More US Fed hikes? What it means for South Africa

The prospect of higher US yields has attracted investment away from riskier emerging markets, and their currencies have generally weakened in relation to a stronger dollar. South Africa is no different.

The prospect of higher US yields has attracted investment away from riskier emerging markets, and their currencies have generally weakened in relation to a stronger dollar as a result. South Africa’s rand is no different.

On 16 December, the well-anticipated US Federal Reserve (Fed) interest rate hike of 25 basis points was finally announced, with the new benchmark rate ranging between 0.25% and 0.5%.

The decision to raise the benchmark rate, which is what commercial banks pay to borrow from the Fed, marks the end of a seven-year period of near-zero borrowing costs. What is more, it is likely that the Fed will further increase rates, with economists polled by the Financial Times predicting multiple hikes this year.

The prospect of higher US yields has attracted investment away from riskier emerging markets, and their currencies have generally weakened in relation to a strengthening US dollar as a result.

South Africa is no different. In November the South African Reserve Bank hiked its benchmark repo rate (for the second time in 2015) by 25 basis points to 6.25%. This was partly in anticipation of the expected US rate hike the following month, and the pressure it placed on the rand.

How we made it in Africa talks to Tom Elliot, international investment strategist at financial consultancy deVere Group, about what US interest rate increases means for South Africa. And while there are many socio-economic factors that affect economies, he highlights a number of likely results.

Government debt more expensive to service

Many African countries have issued debt in foreign currencies, namely in dollars and euros, to attract international investors. However, this debt is vulnerable to currency risks, especially if these foreign currencies strengthen. As African currencies take a hit from a stronger dollar, it will be more expensive for these markets to repay their dollar-denominated debt.

South Africa also borrowed in dollars when they were cheap and now faces rising debt repayments due to US Fed hikes. However, it does have less dollar-denominated debt than other African markets. In August the South African finance minister of the time, Nhlanhla Nene, said only a small percentage of the country’s debt is dollar-denominated which is helping to protect government finances from a weakening rand. Foreign-currency debt makes up less than 10% of the country’s total.

But servicing South Africa’s rand-denominated debt is also a concern. The country’s slow growth, unexpected finance minister reshuffle by President Zuma in December, and credit rating downgrades by global rating agencies, have all helped reduce investor confidence in the market. Coupled with the US now offering more attractive returns, South African government bonds have to pay much higher yields to compensate for their higher risk of default.

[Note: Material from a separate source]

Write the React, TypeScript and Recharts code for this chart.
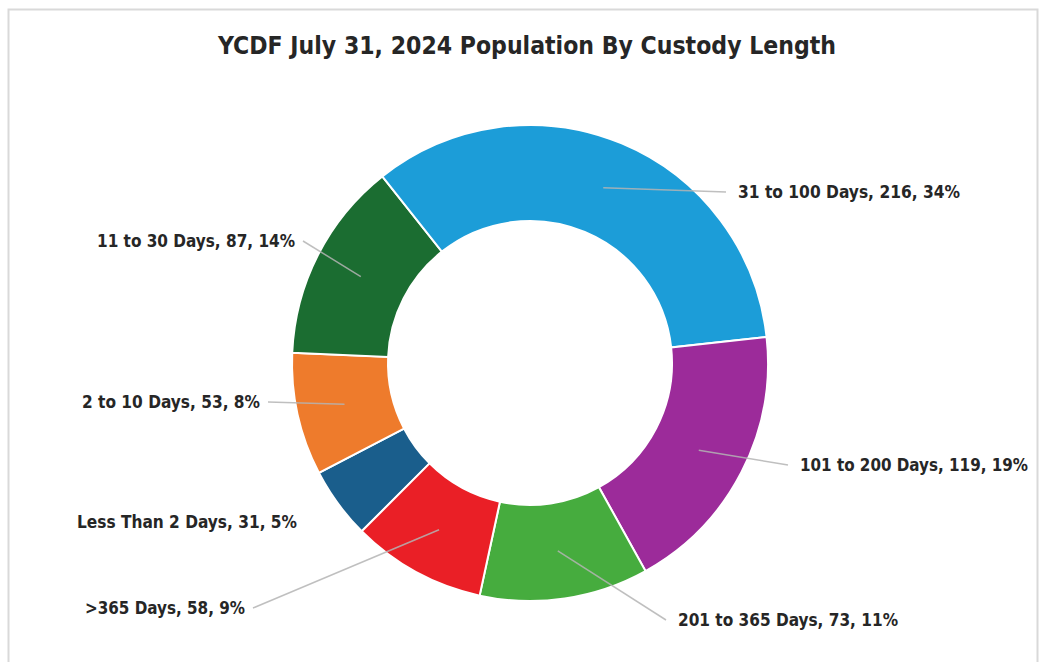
import React from "react";
import { PieChart, Pie, Cell } from "recharts";

const categories = [
  "Less Than 2 Days",
  "2 to 10 Days",
  "11 to 30 Days",
  "31 to 100 Days",
  "101 to 200 Days",
  "201 to 365 Days",
  ">365 Days",
];
const counts = [31, 53, 87, 216, 119, 73, 58];
const colors = ["#1a5e8c", "#ee7b2c", "#1b6d31", "#1c9dd8", "#9c2b9a", "#46ac3e", "#ea1f26"];

// label layout: anchor offsets from pie centre, leader visibility, text widths
const labelAnchors: [number, number][] = [
  [-225, 159],
  [-262, 39],
  [-227, -122],
  [196, -171],
  [258, 102],
  [136, 257],
  [-277, 245],
];
const showLeader = [false, true, true, true, true, true, true];
const labelWidths = [220, 178, 198, 222, 228, 220, 160];

const data = categories.map((name, i) => ({ name, value: counts[i] }));
const total = counts.reduce((a, b) => a + b, 0);

const CX = 530;
const CY = 363;
const RAD = Math.PI / 180;
const FONT = "'DejaVu Sans Condensed', 'DejaVu Sans', 'Liberation Sans', Arial, sans-serif";

const renderLabel = (props: any) => {
  const { cx, cy, midAngle, innerRadius, outerRadius, index, name, value } = props;
  const rMid = (innerRadius + outerRadius) / 2;
  const sx = cx + rMid * Math.cos(-midAngle * RAD);
  const sy = cy + rMid * Math.sin(-midAngle * RAD);
  const [dx, dy] = labelAnchors[index];
  const ax = cx + dx;
  const ay = cy + dy;
  const right = dx > 0;
  const pct = Math.round((value / total) * 100);
  return (
    <g key={`lbl-${index}`}>
      {showLeader[index] && (
        <polyline
          points={`${sx},${sy} ${ax},${ay}`}
          fill="none"
          stroke="#b4b4b4"
          strokeWidth={1.5}
          strokeOpacity={0.85}
        />
      )}
      <text
        x={right ? ax + 12 : ax - 8}
        y={ay}
        dy="0.36em"
        textAnchor={right ? "start" : "end"}
        fontFamily={FONT}
        fontWeight="bold"
        fontSize={17}
        style={{ fontStretch: "condensed" }}
        fill="#262626"
        textLength={labelWidths[index]}
        lengthAdjust="spacingAndGlyphs"
      >
        {`${name}, ${value}, ${pct}%`}
      </text>
    </g>
  );
};

export default function App() {
  return (
    <div style={{ position: "absolute", left: 0, top: 0, width: 1044, height: 662, overflow: "hidden", background: "#fff" }}>
      <svg width={1044} height={662} style={{ position: "absolute", left: 0, top: 0 }}>
        <rect x={8.5} y={9.5} width={1029} height={700} fill="#fff" stroke="#d9d9d9" strokeWidth={2} />
        <text
          x={527}
          y={54}
          textAnchor="middle"
          fontFamily={FONT}
          fontWeight="bold"
          fontSize={24}
          style={{ fontStretch: "condensed" }}
          fill="#262626"
          textLength={618}
          lengthAdjust="spacingAndGlyphs"
        >
          YCDF July 31, 2024 Population By Custody Length
        </text>
      </svg>
      <div style={{ position: "absolute", left: 0, top: 0 }}>
        <PieChart width={1044} height={662} margin={{ top: 0, right: 0, bottom: 0, left: 0 }}>
          <Pie
            data={data}
            dataKey="value"
            nameKey="name"
            cx={CX}
            cy={CY}
            innerRadius={142}
            outerRadius={238}
            startAngle={-135}
            endAngle={-495}
            stroke="#ffffff"
            strokeWidth={2}
            isAnimationActive={false}
            labelLine={false}
            label={renderLabel}
          >
            {data.map((d, i) => (
              <Cell key={d.name} fill={colors[i]} />
            ))}
          </Pie>
        </PieChart>
      </div>
    </div>
  );
}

“There is a flight to safety within the fixed income market as the high-yield market goes through a bit of a spasm. And, as you will see with loans to non-investment grade countries and companies, the interest demanded on those go up at a far greater pace that the simple 25-basis-point rate hike from the Fed. There will be multiples of that because of the fact that investors are taking fright of what is happening in the high yields in credit market,” says Elliot.

“What has happened in the South African government bond market is a perfect illustration of this, whereby the 10-year borrowing rate has shot up in December – way more than you would have expected from a measly 25-basis-point rise from the US Fed.”

Imports more expensive, exports more competitive

With a stronger dollar, the South African rand buys less. This means that imports to South Africa will become more expensive, placing a strain on the country’s current account deficit.

A weaker local currency also means that South Africa’s exports should become more competitive globally. However, this offers little advantage as the prices of key exports, such as iron ore and coal, have fallen in dollar terms, notes Elliot.

“Weaker domestic currencies will help exports; there is no doubt about that. But the chief exports of Africa are in the form of commodities… A combination of the fall in demand in China, and oversupply in global markets, is leading to weaker [commodity] prices in dollars.”

He adds that if global commodity prices were stronger, the South African mining industry would theoretically benefit from the exchange rate. One of its biggest costs is labour, which is paid in rand. With a stronger dollar to the rand, labour costs would then fall in relation to their dollar earnings. Unfortunately, commodity prices remain weak and many mining companies are heavily in debt after borrowing extensively to expand capacity when prices were high.

But for those local firms exporting products and earning dollars, the strengthening US currency comes as a blessing.

What it means for the consumer?

The hike in South Africa’s repo rate (and any future increases) will mean higher borrowing costs for consumers, as debt becomes more expensive, continues Elliot. Mortgages, vehicle and bank loans will all become more costly. Banks might also become more conservative in extending loans.

Imported items, such as French champagne, vehicles and machinery, will also be more expensive for consumers with a weaker rand. A likely consequence will be cutbacks on discretionary spending by consumers.

“When you have a sudden rise in interest rates you always see a period of curving back [on consumer spending] when it comes to discretionary goods. And that is what we will see,” emphasises Elliot.